The actual reasoning in some of the legal documents asserts that voting patterns in the past (e.g. 4 years ago) still help with forecasting votes now. That’s silly. But even if we just assumed that you could try and calculate how low a chance there was of actually forecasting any specific series of votes in an election, it still wouldn’t help build a case for illegality. At best, you might say that the preferences of voters (or the mid-range of those voters) shifted over time. In any case, much of the complaint in this election has been about late runs of votes in favour of Biden, which has more to do with sequences, than just general distributions.

The kind of mathematics for forecasting a random sequence of votes, and how likely any particular sequence is, is similar to multiplying a lot of numbers less than 1 many times. For example, if I flip a coin 50 times, and the likelihood of heads and tails is 50% (and that’s all I know), then to calculate how unlikely that sequence of coin tosses is, from that point onwards into the future, I may need to multiple 0.5 times the number of tosses (that’s forecasting). So it’s 0.5 x 0.5 x 0.5 …. and so on. It turns out that all of the sequences (the ones that look like they have patterns in them and the ones that look more random) are, taken individually, insignificant. The odds of any specific sequence of 50 coin tosses, in a particular order, is very low. This forecast has nothing to do with whether a coin tosser is engaged in criminal activity or not. It’s based on the number of combinations that exist, and the maths used for forecasting.

To compare electoral voting to coin tossing is quite a stretch, but it doesn’t change the nature of the exercise if someone wants to do some simple forecasting. Doing maths about forecasting the sequences of random and independent votes tells us nothing about how a particular sequence actually came about.

Here’s an illustrative example (B=vote for Biden, T=vote for Trump). Let’s say BBBTTTBTBTB is a series of votes. This has nothing to do with party preference, and everything to do with the starting assumptions.

If a Court looked at the sequence of BBBTTTBTBTB, its usual task is not to start on the left side and assess how likely that run of voting events were, assuming each was independent.
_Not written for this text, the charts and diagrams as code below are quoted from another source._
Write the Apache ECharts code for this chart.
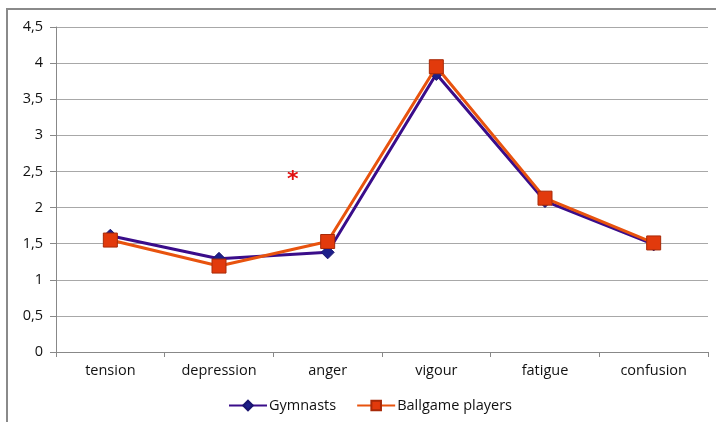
<!DOCTYPE html>
<html><head><meta charset="utf-8">
<script src="https://cdn.jsdelivr.net/npm/echarts@6/dist/echarts.min.js"></script>
<style>html,body{margin:0;padding:0;background:#fff}#c{width:716px;height:422px}</style>
</head><body><div id="c"></div>
<script>
const categories = ['tension','depression','anger','vigour','fatigue','confusion'];
const gymnasts = [1.61, 1.29, 1.38, 3.85, 2.09, 1.49];
const ballgame = [1.55, 1.19, 1.53, 3.95, 2.13, 1.51];
const yTicks = ['0','0,5','1','1,5','2','2,5','3','3,5','4','4,5'];
const significance = {category: 'anger', value: 2.45, label: '*'};

const chart = echarts.init(document.getElementById('c'), null, {renderer:'canvas'});
const font = 'Open Sans';
chart.setOption({
  animation:false,
  backgroundColor:'#fff',
  graphic:[{type:'rect', shape:{x:7,y:9,width:760,height:460}, style:{fill:'none', stroke:'#8a8a8a', lineWidth:2}, silent:true}],
  grid:{left:56,right:8,top:27,bottom:70},
  legend:{
    bottom:4, left:223, itemGap:20, itemWidth:38, itemHeight:12,
    textStyle:{fontFamily:font,fontSize:14.5,color:'#111',padding:[0,0,0,-3]},
    data:['Gymnasts','Ballgame players']
  },
  xAxis:{
    type:'category', data:categories, boundaryGap:true,
    axisLine:{lineStyle:{color:'#888',width:1}},
    axisTick:{show:true,length:5,lineStyle:{color:'#888'}},
    axisLabel:{fontFamily:font,fontSize:14.5,color:'#111',margin:11}
  },
  yAxis:{
    type:'value', min:0, max:4.5, interval:0.5,
    axisLine:{show:true,lineStyle:{color:'#888',width:1}},
    axisTick:{show:true,length:6,lineStyle:{color:'#888'}},
    axisLabel:{fontFamily:font,fontSize:14.5,color:'#111',margin:13,
      formatter:(v)=>yTicks[Math.round(v*2)]},
    splitLine:{lineStyle:{color:'#a8a8a8',width:1}}
  },
  series:[
    {name:'Gymnasts', type:'line', data:gymnasts, symbol:'diamond', symbolSize:13,
     lineStyle:{color:'#3a0d8a',width:3}, itemStyle:{color:'#1d1f8a',borderColor:'#1a1470',borderWidth:1},
     z:2},
    {name:'Ballgame players', type:'line', data:ballgame, symbol:'rect', symbolSize:14,
     lineStyle:{color:'#e8530e',width:3}, itemStyle:{color:'#e23a0c',borderColor:'#a82a08',borderWidth:1},
     z:3,
     markPoint:{
       symbol:'circle', symbolSize:1, itemStyle:{color:'rgba(0,0,0,0)'},
       label:{show:true, position:'inside', formatter:significance.label, color:'#e01010',
              fontFamily:'DejaVu Sans', fontSize:22, fontWeight:'bold', offset:[0,5]},
       symbolOffset:[-35,0],
       data:[{coord:[significance.category, significance.value]}]
     }}
  ]
});
</script></body></html>
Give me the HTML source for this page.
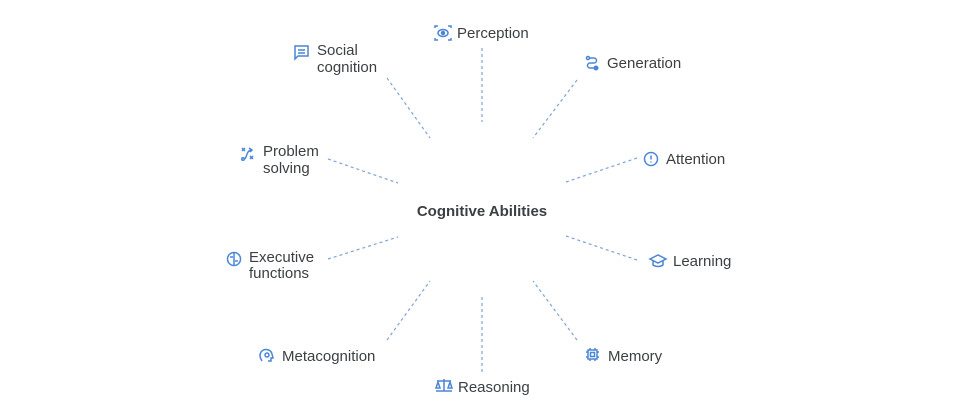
<!DOCTYPE html>
<html><head><meta charset="utf-8"><style>
html,body{margin:0;padding:0;background:#fff;}
svg{display:block;}
text{font-family:"Liberation Sans",sans-serif;font-size:15px;fill:#3c4043;}
</style></head><body>
<svg width="960" height="420" viewBox="0 0 960 420">
<g stroke="#7fa3d6" stroke-width="1.2" stroke-dasharray="3,3" fill="none">
<line x1="482" y1="48" x2="482" y2="122"/>
<line x1="387" y1="78" x2="430" y2="138"/>
<line x1="577" y1="80" x2="533" y2="138"/>
<line x1="328" y1="159" x2="398" y2="183"/>
<line x1="637" y1="158" x2="566" y2="182"/>
<line x1="328" y1="259" x2="398" y2="237"/>
<line x1="637" y1="260" x2="566" y2="236"/>
<line x1="387" y1="340" x2="430" y2="281"/>
<line x1="482" y1="297" x2="482" y2="372"/>
<line x1="577" y1="340" x2="533" y2="281"/>
</g>
<text x="482" y="216" text-anchor="middle" style="font-weight:bold;font-size:15px">Cognitive Abilities</text>
<text x="457" y="38">Perception</text>
<text x="317" y="55">Social</text><text x="317" y="72">cognition</text>
<text x="607" y="68">Generation</text>
<text x="666" y="164">Attention</text>
<text x="263" y="156">Problem</text><text x="263" y="173">solving</text>
<text x="249" y="262">Executive</text><text x="249" y="278">functions</text>
<text x="673" y="266">Learning</text>
<text x="282" y="361">Metacognition</text>
<text x="458" y="392">Reasoning</text>
<text x="608" y="361">Memory</text>
<g stroke="#4a86d6" stroke-width="1.5" fill="none">
<ellipse cx="443" cy="33" rx="5" ry="3.5"/><circle cx="443" cy="33" r="1.5" fill="#4a86d6"/>
<path d="M435 28v-2h3M448 26h3v2M435 38v2h3M448 40h3v-2"/>
<path d="M295 46h13v10h-10l-3 3z"/><path d="M298 50h7M298 53h7"/>
<circle cx="588" cy="58" r="1.5"/><path d="M590 58h4a2.5 2.5 0 0 1 0 5h-4a2.5 2.5 0 0 0 0 5h4"/><circle cx="596" cy="68" r="1.8" fill="#4a86d6"/>
<circle cx="651" cy="159" r="6.5"/><path d="M651 155.5v4M651 161.5v1"/>
<path d="M242 148l3 3M245 148l-3 3M250 156l3 3M253 156l-3 3M244 159c3 0 2-8 7-9"/><circle cx="243" cy="159" r="1.3"/><path d="M249 148l3 2-2 2"/>
<circle cx="234" cy="259" r="6.5"/><path d="M234 253v12M230 257h3M235 261h3"/>
<path d="M650 259l8-4 8 4-8 4z"/><path d="M653 261v4c3 2 7 2 10 0v-4"/>
<path d="M262 361c-2-3-3-6-1-9 3-4 10-3 11 2l1 4h-2v3h-3"/><circle cx="267" cy="355" r="2"/>
<path d="M436 391h16M444 379v12M437 381h14"/><path d="M436 388l2-6 2 6zM448 388l2-6 2 6z"/>
<rect x="588" y="350" width="9" height="9"/><rect x="590.5" y="352.5" width="4" height="4"/><path d="M590 348v2M595 348v2M590 359v2M595 359v2M586 352h2M586 357h2M597 352h2M597 357h2"/>
</g>
</svg>
</body></html>
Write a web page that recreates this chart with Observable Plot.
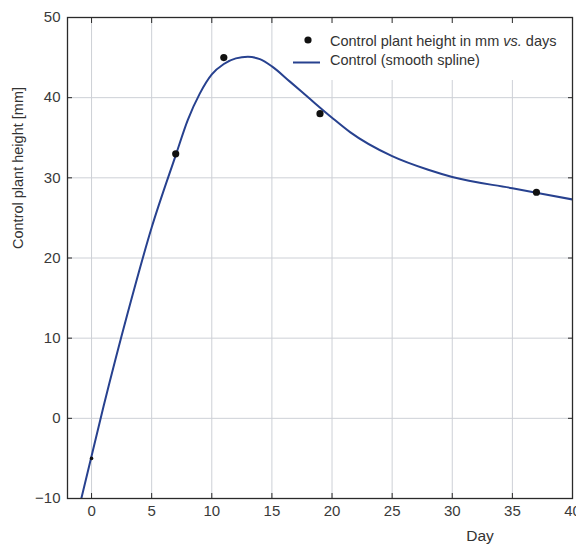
<!DOCTYPE html>
<html>
<head>
<meta charset="utf-8">
<script src="https://cdn.jsdelivr.net/npm/d3@7"></script>
<script src="https://cdn.jsdelivr.net/npm/@observablehq/plot@0.6"></script>
<style>
  html, body { margin: 0; padding: 0; background: #fff; }
</style>
</head>
<body>
<div id="chart"></div>
<script>
// Measured data points (day, height in mm)
const days = [0, 7, 11, 19, 37];
const heights = [-5, 33, 45, 38, 28.2];

// Smoothing spline, knots
const splineDays = [-0.85, 1, 3, 5, 7, 8, 9, 10, 11, 12, 13, 14, 15, 16.5, 18.2, 20, 21.5, 25, 28, 30, 35, 40];
const splineHeights = [-10, 1.5, 13.1, 23.8, 32.8, 37.2, 40.5, 42.9, 44.2, 44.9, 45.1, 44.8, 43.9, 42.0, 39.8, 37.5, 35.7, 32.7, 31.0, 30.1, 28.7, 27.3];

const xTicks = [0, 5, 10, 15, 20, 25, 30, 35, 40];
const yTicks = [-10, 0, 10, 20, 30, 40, 50];
const xGrid = [0, 5, 10, 15, 20, 25, 30, 35];
const yGrid = [0, 10, 20, 30, 40];

const xLabel = "Day";
const yLabel = "Control plant height [mm]";
const legendLabels = ["Control plant height in mm ", "vs.", " days", "Control (smooth spline)"];

const points = days.map((d, i) => ({day: d, h: heights[i]}));
const spline = splineDays.map((d, i) => ({day: d, h: splineHeights[i]}));

const lineColor = "#27418f";
const gridColor = "#cdd0d6";
const frameColor = "#2a2a2a";
const textColor = "#333";
const font = "'Liberation Sans', Arial, Helvetica, sans-serif";
const fmt = d => d < 0 ? "\u2212" + Math.abs(d) : String(d);

const plot = Plot.plot({
  width: 576,
  height: 544,
  marginLeft: 67,
  marginRight: 4,
  marginTop: 17,
  marginBottom: 46,
  style: {fontFamily: font, fontSize: "15px", color: textColor, background: "#fff"},
  x: {domain: [-2, 40]},
  y: {domain: [-10, 50]},
  marks: [
    Plot.gridX(xGrid, {stroke: gridColor, strokeOpacity: 1, strokeWidth: 1}),
    Plot.gridY(yGrid, {stroke: gridColor, strokeOpacity: 1, strokeWidth: 1}),
    Plot.line(spline, {x: "day", y: "h", stroke: lineColor, strokeWidth: 2, curve: "monotone-x", clip: true}),
    Plot.dot(points, {x: "day", y: "h", fill: "#111", r: 3.6, filter: (d, i) => i > 0}),
    Plot.dot(points, {x: "day", y: "h", fill: "#111", r: 1.8, filter: (d, i) => i === 0}),
    Plot.frame({stroke: frameColor, strokeWidth: 1.3}),
    Plot.axisX(xTicks, {anchor: "bottom", tickSize: 0, tickPadding: 7, tickFormat: fmt, label: null, color: "#3a3a3a"}),
    Plot.axisX(xTicks, {anchor: "bottom", tickSize: -5, fill: "none", label: null, stroke: frameColor}),
    Plot.axisX(xTicks, {anchor: "top", tickSize: -5, fill: "none", label: null, stroke: frameColor}),
    Plot.axisY(yTicks, {anchor: "left", tickSize: 0, tickPadding: 7, tickFormat: fmt, color: "#3a3a3a", label: null}),
    Plot.axisY(yTicks, {anchor: "left", tickSize: -5, fill: "none", label: null, stroke: frameColor}),
    Plot.axisY(yTicks, {anchor: "right", tickSize: -5, fill: "none", label: null, stroke: frameColor}),
    Plot.text([xLabel], {text: d => d, frameAnchor: "bottom", textAnchor: "middle", dx: 160, dy: 38, lineAnchor: "middle", fill: textColor, fontSize: 15.5}),
    Plot.text([yLabel], {text: d => d, frameAnchor: "left", textAnchor: "middle", rotate: -90, dx: -49, dy: -90, lineAnchor: "middle", fill: textColor, fontSize: 14.5})
  ]
});

document.getElementById("chart").appendChild(plot);

// Legend
const svg = d3.select(plot);
const lineNode = plot.querySelector('[aria-label="line"]');
const bg = document.createElementNS("http://www.w3.org/2000/svg", "rect");
bg.setAttribute("x", 288); bg.setAttribute("y", 18);
bg.setAttribute("width", 283); bg.setAttribute("height", 62);
bg.setAttribute("fill", "#fff");
lineNode.parentNode.insertBefore(bg, lineNode);

const leg = svg.append("g").attr("font-family", font).attr("font-size", 14.5).attr("fill", textColor).attr("text-anchor", "start");
leg.append("circle").attr("cx", 308).attr("cy", 40).attr("r", 3.6).attr("fill", "#111");
const t1 = leg.append("text").attr("x", 330).attr("y", 41.5).attr("dominant-baseline", "middle");
t1.append("tspan").text(legendLabels[0]);
t1.append("tspan").attr("font-style", "italic").text(legendLabels[1]);
t1.append("tspan").text(legendLabels[2]);
leg.append("line").attr("x1", 293).attr("x2", 320).attr("y1", 62.5).attr("y2", 62.5).attr("stroke", lineColor).attr("stroke-width", 2);
leg.append("text").attr("x", 330).attr("y", 61.5).attr("dominant-baseline", "middle").text(legendLabels[3]);
</script>
</body>
</html>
It starts with the knowledge that the votes BBBTTTBTBTB have actually occurred. It merely has to confirm that the run of voting events, as recorded, (BBBTTTBTBTB) was historically accurate. The odds that this sequence occurred, historically? Probably very high, if not 100%.

A Court wouldn’t be concerned to do mathematical forecasting at all, certainly not the kind that involves multiplication of small numbers thousands of times. Mathematicians doing this would first need to assume that we should :

  • go back in time (back before any voting happened); and
  • ignore any relevant information about the reasons for individual voting outcomes being dependant on individuals, manner, timing or location.
  • forecast the likelihood of particular voting sequences (many thousands of votes long) into the future.

Voting in the US elections for 2020 has concluded. A Court does not need to go back in time, and pretend they are engaged in forecasting. And if they did that, why wouldn’t they go back to different times, and compare different situations?

There are two sobering observations for those who become excited by the prospect that certain runs of events that occurred might be low-likelihood.

The first is that you have to apply the same logic to all other sequences of events in your sample (whenever they occurred). If you say that a run of ‘BBBBBBB’ in the sequence above is low-likelihood, but the same logic leads to the conclusion that ‘TTTTTBT’ is also a low-likelihood. This could be an early-run or a late-run of votes. Or any other sequence we care to choose. Depending on where we wanted to go back in time, we could say that any future sequence of voting is low-likelihood (for either candidate).

The second is that you are going to go back in time, and say that you knew that, in fact, there was actual fraud, or deliberate intervention, then you are asserting the outcome was predictable, and not a ‘chance’ event at all. Even at that time, your forecast for this sequence of votes should be closer to 100%, not infinitesimal. For this reason, usually only a person who lacks the relevant evidence resorts to these statistical ‘low-likelihood’ tricks when they really have a different narrative: that it was inevitable.

In a purely ‘chance’ situation, we can only speculate about a run of events into the future. For an election, that would mean assuming the outcome of each vote is independent of any other factors, so that the time and sequence in which it occurs is not going to influence the likelihood of any other voting outcome. No Court should do this (and if they do, they are falling into error).

What evidence is needed in the Courts?

Courts examine what has historically occurred, and take into account any useful information they have that might explain the dependence of events on other events, or the facts that occurred during a particular period of time.

Mathematical forecasting is immediately at odds with what Courts normally do when making findings about historical facts. A resort to statistics is, inherently, something that reverses the normal attention of the Courts in confirming events which we can usually say, with nearer to 100% certainty, have already occurred in the past.

The problem for those who introduce statistical arguments is that they usually have to have a new hypothesis that asserts some historical wrongdoing (which is a non-mathematical conclusion). Once they do this, they are no longer engaging in mathematical forecasting. The mathematical forecasting does not provide any useful proof of what actually happened, and it will not support any specific explanations of wrongdoing. So the plaintiffs now need to resume the normal legal practice of providing independent evidence to support their claims.

The appropriate evidence for reviewing electoral fraud claims needs to be in the form of actual evidence of how voting occurred. The historical events, as they occurred, might demonstrate that each voter cast their vote, unexceptionally. At different times there were voters voting for one candidate or another. This actual voting had nothing to do with chance. The manner of votes going for particular candidates may be explained by specific events in the real world. Without evidence that anything other than normal voting occurred, the sequence of ‘BBBTTTBTBTB’ would be confirmed by a Court to be historically accurate.